# Dealing with Artifacts¶

Here is the plot of EEG at the end of Getting Started with EEG Data.

Looks like we have an eye-blink artifact near sample 100.

## Bandpass Filtering¶

One way to decrease the effect of eye blinks is to filter the data. Here is a link to the file bandpass.py, adapted from ObsPy, that defines the function bandpass. We can use it to pass frequencies from 1 to 30 Hz as follows:

In [1]: import json

In [2]: import numpy as np

In [3]: import matplotlib.pyplot as plt

In [4]: import bandpass as bp

In [5]: data = json.load(open('s20-gammasys-gifford-unimpaired.json','r'))

In [6]: first = data[0]

In [7]: eeg = np.array(first['eeg']['trial 1'])

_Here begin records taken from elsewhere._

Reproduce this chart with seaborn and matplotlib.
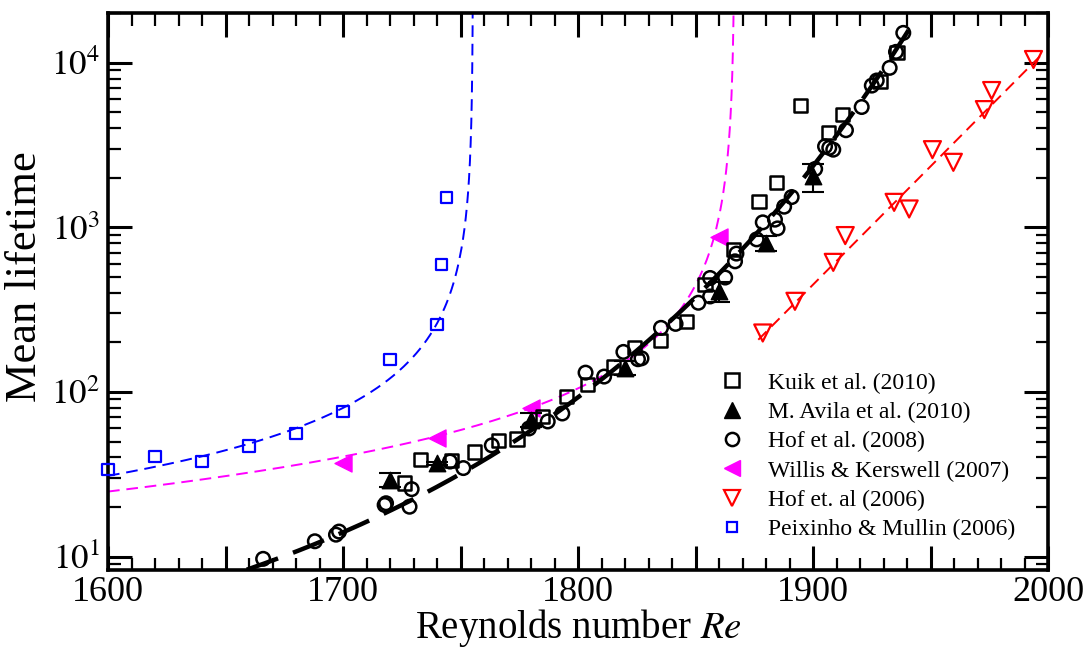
import numpy as np
import pandas as pd
import matplotlib
matplotlib.use("Agg")
import matplotlib.pyplot as plt
from matplotlib.lines import Line2D
from matplotlib.ticker import MultipleLocator, FuncFormatter, LogLocator, NullFormatter
import seaborn as sns

# ---------------- data ----------------
# Kuik et al. (2010)
kuik_re = [1726, 1733, 1746, 1756, 1766, 1774, 1785, 1795, 1804, 1815, 1824, 1835,
           1846, 1854, 1866, 1877, 1884.5, 1894.5, 1906.5, 1912.6, 1928.5, 1935.7]
kuik_t = [28.0, 38.9, 38.5, 43.2, 50.5, 51.8, 71.0, 93.5, 110.7, 141.6, 187, 205,
          268, 451, 731, 1436, 1866, 5480, 3742, 4830, 7693, 11500]

# M. Avila et al. (2010), with error bars
avila_re = [1720, 1740, 1780, 1820, 1860, 1880, 1900]
avila_t = [29.3, 37.0, 67.8, 140, 408, 803, 2037]
avila_err = [2.7, 0.8, 6.6, 14, 55, 85, 400]

# Hof et al. (2008)
hof08_re = [1666, 1688, 1697, 1698.3, 1717.7, 1718.3, 1728.3, 1729.2, 1745.5, 1751.2,
            1763.3, 1779.1, 1787.1, 1793.3, 1803.2, 1811.1, 1819.3, 1825.5, 1827,
            1835.3, 1841.5, 1851.2, 1856.2, 1856.2, 1862.6, 1866.8, 1867.4, 1876,
            1878.6, 1883.8, 1884.9, 1887.7, 1890.9, 1900.9, 1905.1, 1906.9, 1908.6,
            1914, 1920.7, 1925, 1927.1, 1932.6, 1935.3, 1938.4]
hof08_t = [9.7, 12.4, 13.6, 14.2, 20.6, 21.1, 20.1, 25.7, 37.8, 34.5,
           47.4, 60, 66.2, 74, 131, 124, 175, 158, 160,
           245, 259, 348, 492, 380, 495, 621, 692, 844,
           1071, 1112, 984, 1333, 1525, 2259, 3097, 3034, 2958,
           3882, 5370, 7245, 7780, 9285, 11610, 15140]

# Willis & Kerswell (2007)
wk_re = [1700, 1740, 1780, 1860]
wk_t = [37.2, 52.7, 80, 877]

# Hof et al. (2006)
hof06_re = [1878.6, 1892.3, 1908.6, 1913.7, 1934.5, 1940.9, 1950.8, 1959.7,
            1972.9, 1976, 1993.8]
hof06_t = [228, 355, 612, 890, 1416, 1291, 2958, 2478, 5178, 6761, 10430]

# Peixinho & Mullin (2006)
pm_re = [1600, 1620, 1640, 1660, 1680, 1700, 1720, 1740, 1742, 1744]
pm_t = [33.7, 40.4, 37.7, 47, 55.7, 75.8, 157, 256, 593, 1513]

labels = ["Kuik et al. (2010)", "M. Avila et al. (2010)", "Hof et al. (2008)",
          "Willis & Kerswell (2007)", "Hof et. al (2006)", "Peixinho & Mullin (2006)"]

# ---------------- fitted curves ----------------
# super-exponential fit: ln(ln t) = a + b*Re
se_a, se_b = -8.184, 0.005386
se_re = np.linspace(1659, 1943, 300)
se_t = np.exp(np.exp(se_a + se_b * se_re))

# divergent fits: t = A / (Rc - Re)^n
pm_rc, pm_n, pm_ref = 1755.3, 0.92, 80.0      # t(1700) = pm_ref
pm_fit_re = np.concatenate([np.linspace(1600, 1750, 200), np.linspace(1750, 1755.27, 300)])
pm_fit_t = pm_ref * ((pm_rc - 1700) / (pm_rc - pm_fit_re)) ** pm_n

wk_rc, wk_n, wk_ref = 1866.6, 1.04, 80.0      # t(1780) = wk_ref
wk_fit_re = np.concatenate([np.linspace(1600, 1860, 200), np.linspace(1860, 1866.3, 300)])
wk_fit_t = wk_ref * ((wk_rc - 1780) / (wk_rc - wk_fit_re)) ** wk_n

# exponential fit for Hof et al. (2006)
ex_re0, ex_l0, ex_b = 1876.7, 2.317, 0.01436
ex_re = np.linspace(1876.7, 1997.5, 50)
ex_t = 10 ** (ex_l0 + ex_b * (ex_re - ex_re0))

# ---------------- figure ----------------
sns.set_theme(style="ticks")
plt.rcParams['font.family'] = ['Liberation Serif', 'DejaVu Serif']
plt.rcParams['mathtext.fontset'] = 'stix'
plt.rcParams['text.color'] = 'black'
plt.rcParams['axes.labelcolor'] = 'black'
plt.rcParams['xtick.color'] = 'black'
plt.rcParams['ytick.color'] = 'black'

fig = plt.figure(figsize=(10.89, 6.48), dpi=100)
ax = fig.add_axes([0.0992, 0.1204, 0.8632, 0.8596])
ax.set_yscale("log")

# fit lines
thin_dash = [6, 3.5]
sns.lineplot(x=pm_fit_re, y=pm_fit_t, ax=ax, color="#0000ff", lw=1.4,
             sort=False, estimator=None, zorder=2).lines[-1].set_dashes(thin_dash)
sns.lineplot(x=wk_fit_re, y=wk_fit_t, ax=ax, color="#ff00ff", lw=1.4,
             sort=False, estimator=None, zorder=2).lines[-1].set_dashes(thin_dash)
sns.lineplot(x=ex_re, y=ex_t, ax=ax, color="#ff0000", lw=1.4,
             sort=False, estimator=None, zorder=2).lines[-1].set_dashes(thin_dash)
sns.lineplot(x=se_re, y=se_t, ax=ax, color="black", lw=3.2,
             sort=False, estimator=None, zorder=5).lines[-1].set_dashes([7.5, 3.6])

# markers
sns.scatterplot(x=pm_re, y=pm_t, ax=ax, marker="s", s=64, fc="none", ec="#0000ff",
                linewidth=1.6, zorder=3, clip_on=False)
sns.scatterplot(x=hof06_re, y=hof06_t, ax=ax, marker="v", s=150, fc="none", ec="#ff0000",
                linewidth=1.6, zorder=3)
sns.scatterplot(x=wk_re, y=wk_t, ax=ax, marker="<", s=150, fc="#ff00ff", ec="#ff00ff",
                linewidth=1.0, zorder=3)
sns.scatterplot(x=kuik_re, y=kuik_t, ax=ax, marker="s", s=90, fc="none", ec="black",
                linewidth=1.8, zorder=3)
sns.scatterplot(x=hof08_re, y=hof08_t, ax=ax, marker="o", s=95, fc="none", ec="black",
                linewidth=1.8, zorder=4)
ax.errorbar(avila_re, avila_t, yerr=avila_err, fmt="none", ecolor="black",
            elinewidth=1.5, capsize=8, capthick=1.5, zorder=4)
sns.scatterplot(x=avila_re, y=avila_t, ax=ax, marker="^", s=140, fc="black", ec="black",
                linewidth=1.0, zorder=4)

# axes
ax.set_xlim(1600, 2000)
ax.set_ylim(8.3, 20000)
ax.xaxis.set_major_locator(MultipleLocator(50))
ax.xaxis.set_minor_locator(MultipleLocator(10))
ax.xaxis.set_major_formatter(FuncFormatter(lambda v, p: f"{int(round(v))}" if round(v) % 100 == 0 else ""))
ax.yaxis.set_major_locator(LogLocator(base=10, numticks=10))
ax.yaxis.set_minor_locator(LogLocator(base=10, subs=np.arange(2, 10), numticks=20))
ax.yaxis.set_minor_formatter(NullFormatter())
ax.yaxis.set_major_formatter(FuncFormatter(lambda v, p: r"$10^{%d}$" % int(round(np.log10(v)))))

for sp in ax.spines.values():
    sp.set_linewidth(2.6)
    sp.set_color("black")
ax.tick_params(which="major", direction="in", length=17, width=2.2, top=True, right=True,
               pad=6, colors="black")
ax.tick_params(axis="x", which="major", labelsize=26, pad=4)
ax.tick_params(axis="y", which="major", labelsize=25)
ax.tick_params(which="minor", direction="in", length=9, width=1.6, top=True, right=True,
               colors="black")

ax.set_xlabel(r"Reynolds number $\mathit{Re}$", fontsize=28, labelpad=-1)
ax.set_ylabel("Mean lifetime", fontsize=32)
ax.yaxis.set_label_coords(-0.067, 0.526)

handles = [
    Line2D([], [], ls="none", marker="s", ms=9.5, mfc="none", mec="black", mew=1.8),
    Line2D([], [], ls="none", marker="^", ms=12, mfc="black", mec="black"),
    Line2D([], [], ls="none", marker="o", ms=9.5, mfc="none", mec="black", mew=1.8),
    Line2D([], [], ls="none", marker="<", ms=11.5, mfc="#ff00ff", mec="#ff00ff"),
    Line2D([], [], ls="none", marker="v", ms=11.5, mfc="none", mec="#ff0000", mew=1.6),
    Line2D([], [], ls="none", marker="s", ms=7, mfc="none", mec="#0000ff", mew=1.6),
]
ax.legend(handles, labels, loc="upper left", bbox_to_anchor=(0.641, 0.372), frameon=False,
          fontsize=17, handlelength=1.0, handletextpad=1.05, labelspacing=0.33,
          borderaxespad=0)

fig.savefig("out.png", dpi=100)
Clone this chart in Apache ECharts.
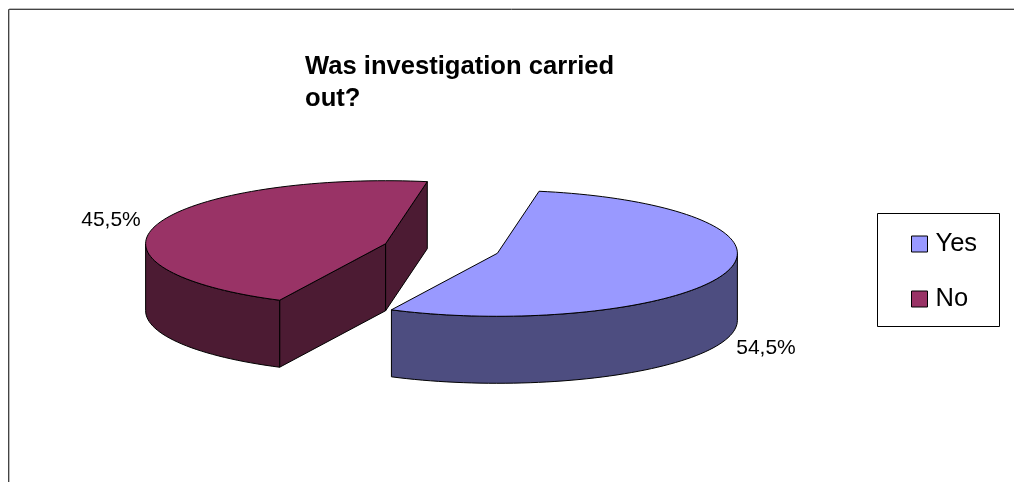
<!DOCTYPE html>
<html><head><meta charset="utf-8">
<style>html,body{margin:0;padding:0;background:#fff}#c{width:1014px;height:482px}</style>
<script src="https://cdn.jsdelivr.net/npm/echarts@6/dist/echarts.min.js"></script>
</head><body><div id="c"></div>
<script>
const categories = ['Yes', 'No'];
const shares = [54.5, 45.5];
const labelsText = ['54,5%', '45,5%'];
const topColors = ['#9999ff', '#993366'];
const sideColors = ['#4d4d80', '#4c1b33'];
const titleText = 'Was investigation carried\nout?';

const FONT = '"Liberation Sans", Arial, sans-serif';
const geo = {cx: 441.5, cy: 248.5, rx: 240, ry: 63, depth: 67, explode: 0.245, startDeg: 10};
const labelPos = [{x: 766, y: 348}, {x: 111, y: 220}];

const total = shares.reduce((a, b) => a + b, 0);
function sliceAngles(i) {
  let a = geo.startDeg;
  for (let k = 0; k < i; k++) a += shares[k] / total * 360;
  return [a, a + shares[i] / total * 360];
}
function rim(cx, cy, deg) {
  const t = deg * Math.PI / 180;
  return [cx + geo.rx * Math.sin(t), cy - geo.ry * Math.cos(t)];
}
function arcPts(cx, cy, a0, a1) {
  const pts = [], n = Math.max(2, Math.round((a1 - a0) / 2));
  for (let k = 0; k <= n; k++) pts.push(rim(cx, cy, a0 + (a1 - a0) * k / n));
  return pts;
}
const down = p => [p[0], p[1] + geo.depth];

function renderSlice(i) {
  const [a0, a1] = sliceAngles(i);
  const mid = (a0 + a1) / 2 * Math.PI / 180;
  const cx = geo.cx + geo.explode * geo.rx * Math.sin(mid);
  const cy = geo.cy - geo.explode * geo.ry * Math.cos(mid);
  const apex = [cx, cy];
  const arc = arcPts(cx, cy, a0, a1);
  const kids = [];
  const edge = {stroke: '#000', lineWidth: 1, lineJoin: 'round'};
  const wall = pts => kids.push({type: 'polygon', shape: {points: pts},
    style: Object.assign({fill: sideColors[i]}, edge)});
  const n = arc.length - 1;
  if (i === 1) {
    wall([apex, arc[0], down(arc[0]), down(apex)]);
    wall([apex, arc[n], down(arc[n]), down(apex)]);
  }
  const f0 = Math.max(a0, 90), f1 = Math.min(a1, 270);
  if (f1 > f0) {
    const front = arcPts(cx, cy, f0, f1);
    wall(front.concat(front.map(down).reverse()));
  }
  kids.push({type: 'polygon', shape: {points: [apex].concat(arc)},
    style: Object.assign({fill: topColors[i]}, edge)});
  kids.push({type: 'text', style: {text: labelsText[i], x: labelPos[i].x, y: labelPos[i].y,
    align: 'center', verticalAlign: 'middle', font: '21px ' + FONT, fill: '#000'}});
  return {type: 'group', children: kids};
}

const chart = echarts.init(document.getElementById('c'), null, {renderer: 'canvas'});
chart.setOption({
  backgroundColor: '#fff',
  animation: false,
  title: {text: titleText, left: 305, top: 51, padding: 0,
    textStyle: {fontFamily: FONT, fontSize: 25.6, fontWeight: 'bold', color: '#000', lineHeight: 32}},
  legend: {
    orient: 'vertical', left: 911, top: 231, padding: 0,
    itemGap: 29, itemWidth: 16, itemHeight: 16,
    icon: 'rect',
    itemStyle: {borderColor: '#000', borderWidth: 1},
    textStyle: {fontFamily: FONT, fontSize: 25.5, color: '#000', padding: [0, 0, 0, 3]},
    data: categories
  },
  xAxis: {show: false, min: 0, max: 1}, yAxis: {show: false, min: 0, max: 1},
  grid: {left: 0, right: 0, top: 0, bottom: 0},
  graphic: [
    {type: 'polyline', silent: true, shape: {points: [[9.5, 482], [9.5, 8.5], [1014, 8.5]]},
      style: {stroke: '#bbb', lineWidth: 1, fill: null}},
    {type: 'polyline', silent: true, shape: {points: [[8.5, 482], [8.5, 9.5], [1014, 9.5]]},
      style: {stroke: '#444', lineWidth: 1, fill: null}},
    {type: 'rect', silent: true, shape: {x: 877.5, y: 213.5, width: 122, height: 113},
      style: {stroke: '#000', lineWidth: 1, fill: null}}
  ],
  series: categories.map((name, i) => ({
    type: 'custom', name, coordinateSystem: 'none', silent: true,
    itemStyle: {color: topColors[i]},
    data: [shares[i]],
    renderItem: () => renderSlice(i)
  })).reverse()
});
</script></body></html>
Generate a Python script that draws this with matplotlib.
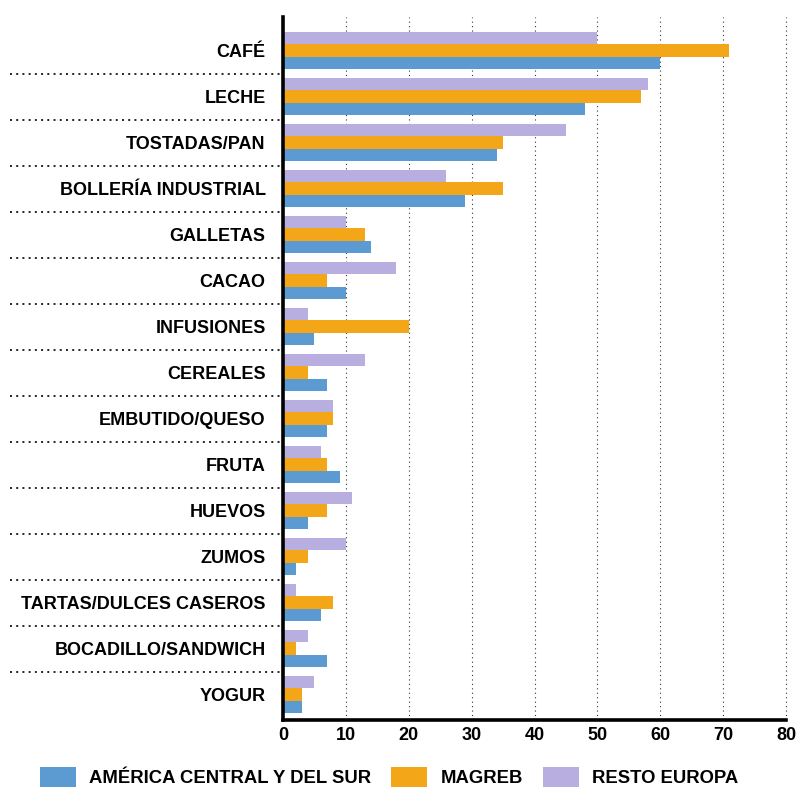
import matplotlib
matplotlib.use("Agg")
import matplotlib.pyplot as plt
import matplotlib.transforms as mtransforms
from matplotlib.patches import Patch
import numpy as np

categories = ["CAFÉ", "LECHE", "TOSTADAS/PAN", "BOLLERÍA INDUSTRIAL", "GALLETAS",
              "CACAO", "INFUSIONES", "CEREALES", "EMBUTIDO/QUESO", "FRUTA",
              "HUEVOS", "ZUMOS", "TARTAS/DULCES CASEROS", "BOCADILLO/SANDWICH", "YOGUR"]
america = [60, 48, 34, 29, 14, 10, 5, 7, 7, 9, 4, 2, 6, 7, 3]
magreb = [71, 57, 35, 35, 13, 7, 20, 4, 8, 7, 7, 4, 8, 2, 3]
resto = [50, 58, 45, 26, 10, 18, 4, 13, 8, 6, 11, 10, 2, 4, 5]
series_names = ["AMÉRICA CENTRAL Y DEL SUR", "MAGREB", "RESTO EUROPA"]
xticks = [0, 10, 20, 30, 40, 50, 60, 70, 80]

c_blue = "#5b9bd2"
c_orange = "#f2a618"
c_lav = "#b9aee0"

plt.rcParams['font.family'] = ['Liberation Sans', 'DejaVu Sans']

W, H = 798, 790
fig = plt.figure(figsize=(W / 100, H / 100), dpi=100)
ax = fig.add_axes([283 / W, 1 - 720 / H, (786 - 283) / W, (720 - 17) / H])

y = np.arange(len(categories))
bh = 0.27
ax.barh(y - bh, resto, height=bh, color=c_lav, zorder=3)
ax.barh(y, magreb, height=bh, color=c_orange, zorder=3)
ax.barh(y + bh, america, height=bh, color=c_blue, zorder=3)

ax.set_xlim(0, 80)
ax.set_ylim(14.55, -0.73)

ax.set_xticks(xticks)
ax.set_xticklabels([str(t) for t in xticks], fontsize=13, fontweight='bold')
ax.set_yticks(y)
ax.set_yticklabels(categories, fontsize=13, fontweight='bold')
ax.tick_params(axis='both', length=0)
ax.tick_params(axis='y', pad=12.5)
ax.tick_params(axis='x', pad=5)

for s in ['top', 'right']:
    ax.spines[s].set_visible(False)
ax.spines['left'].set_linewidth(2.6)
ax.spines['bottom'].set_linewidth(2.6)
ax.spines['left'].set_zorder(5)

# vertical dotted grid
for t in xticks[1:]:
    ax.axvline(t, color='#333333', linestyle=(0, (1, 3)), linewidth=0.8, zorder=1,
               clip_on=False)

# separator dotted lines between categories (extend left of axes)
trans = mtransforms.blended_transform_factory(fig.transFigure, ax.transData)
for k in range(len(categories) - 1):
    ax.plot([10 / W, 281 / W], [k + 0.5, k + 0.5], transform=trans, clip_on=False,
            color='#222222', linestyle=(0, (1, 2.2)), linewidth=1.4, zorder=2)

handles = [Patch(facecolor=c_blue, edgecolor='none'),
           Patch(facecolor=c_orange, edgecolor='none'),
           Patch(facecolor=c_lav, edgecolor='none')]
fig.legend(handles, series_names, loc='center left', bbox_to_anchor=(40 / W, 1 - 777 / H),
           ncol=3, frameon=False, borderpad=0, borderaxespad=0,
           prop={'size': 13.3, 'weight': 'bold'},
           handlelength=1.95, handleheight=1.35, handletextpad=0.7, columnspacing=1.1)

fig.savefig("out.png", dpi=100)
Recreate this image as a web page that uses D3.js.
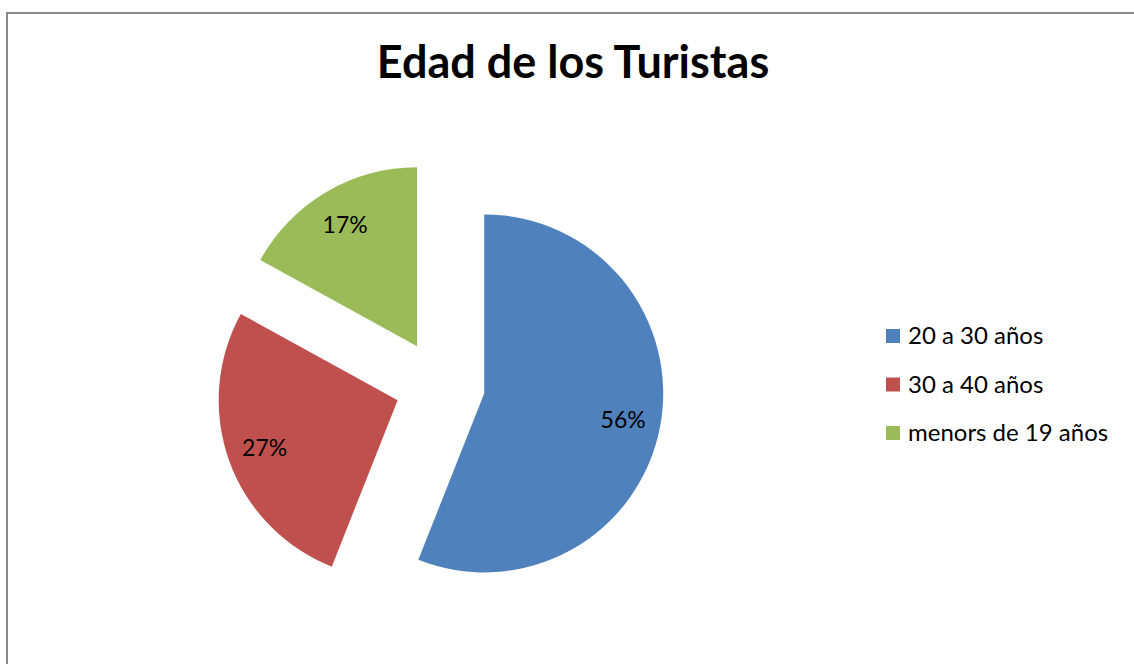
<!DOCTYPE html>
<html>
<head>
<meta charset="utf-8">
<script src="https://cdn.jsdelivr.net/npm/d3@7"></script>
<style>
  body { margin: 0; background: #fff; }
  svg { display: block; font-family: Lato, "Open Sans", sans-serif; }
</style>
</head>
<body>
<div id="chart"></div>
<script>
const categories = ["20 a 30 años", "30 a 40 años", "menors de 19 años"];
const values = [56, 27, 17];
const colors = ["#4f81bd", "#c0504d", "#9bbb59"];
const title = "Edad de los Turistas";

const width = 1134, height = 664;
const svg = d3.select("#chart").append("svg")
  .attr("width", width)
  .attr("height", height);

// chart frame (only top/left visible in the shot)
svg.append("path")
  .attr("d", `M7,${height + 5} L7,13 L${width + 5},13`)
  .attr("fill", "none")
  .attr("stroke", "#898989")
  .attr("stroke-width", 2);

svg.append("text")
  .attr("x", 573)
  .attr("y", 78)
  .attr("text-anchor", "middle")
  .attr("font-size", 45)
  .attr("font-weight", "bold")
  .text(title);

const cx = 440, cy = 385, r = 179, explode = 45;
const pie = d3.pie().sort(null).value(d => d)(values);
const arc = d3.arc().innerRadius(0).outerRadius(r);
const mid = d => (d.startAngle + d.endAngle) / 2;

const g = svg.append("g").attr("transform", `translate(${cx},${cy})`);

const slice = g.selectAll("g.slice")
  .data(pie)
  .join("g")
  .attr("class", "slice")
  .attr("transform", d => `translate(${explode * Math.sin(mid(d))},${-explode * Math.cos(mid(d))})`);

slice.append("path")
  .attr("d", arc)
  .attr("fill", (d, i) => colors[i]);

// value labels along the mid angle
const labelArc = d3.arc().innerRadius(r * 0.79).outerRadius(r * 0.79);
slice.append("text")
  .attr("transform", d => `translate(${labelArc.centroid(d)})`)
  .attr("text-anchor", "middle")
  .attr("dy", "0.35em")
  .attr("font-size", 23)
  .text(d => d.value + "%");

// legend
const legend = svg.append("g")
  .selectAll("g")
  .data(categories)
  .join("g")
  .attr("transform", (d, i) => `translate(886,${336 + i * 48.5})`);

legend.append("rect")
  .attr("x", 0)
  .attr("y", -7)
  .attr("width", 14)
  .attr("height", 14)
  .attr("fill", (d, i) => colors[i]);

legend.append("text")
  .attr("x", 22)
  .attr("dy", "0.35em")
  .attr("font-size", 24)
  .text(d => d);
</script>
</body>
</html>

In [8]: filtered =  bp.bandpass(eeg[:8,:], 2,30, 256, corners=5, zerophase=True, axis=1)

In [9]: plt.figure(3);

In [10]: plt.plot(filtered[:8,4000:4512].T + 80*np.arange(7,-1,-1));

In [11]: plt.plot(np.zeros((512,8)) + 80*np.arange(7,-1,-1),'--',color='gray');

In [12]: plt.yticks([]);

In [13]: plt.axis('tight');

In [14]: plt.legend(first['channels']);

There still seems to be a little eye blink present. Unfortunately, bandpass filtering filters each channel independently, so we cannot use information about the relative amplitudes among the channels. Eye blinks tend to affect channels near the front the scalp more. Methods that extract this pattern would do a better job of removing eye blinks, such as Signal Fraction Analysis (SFA).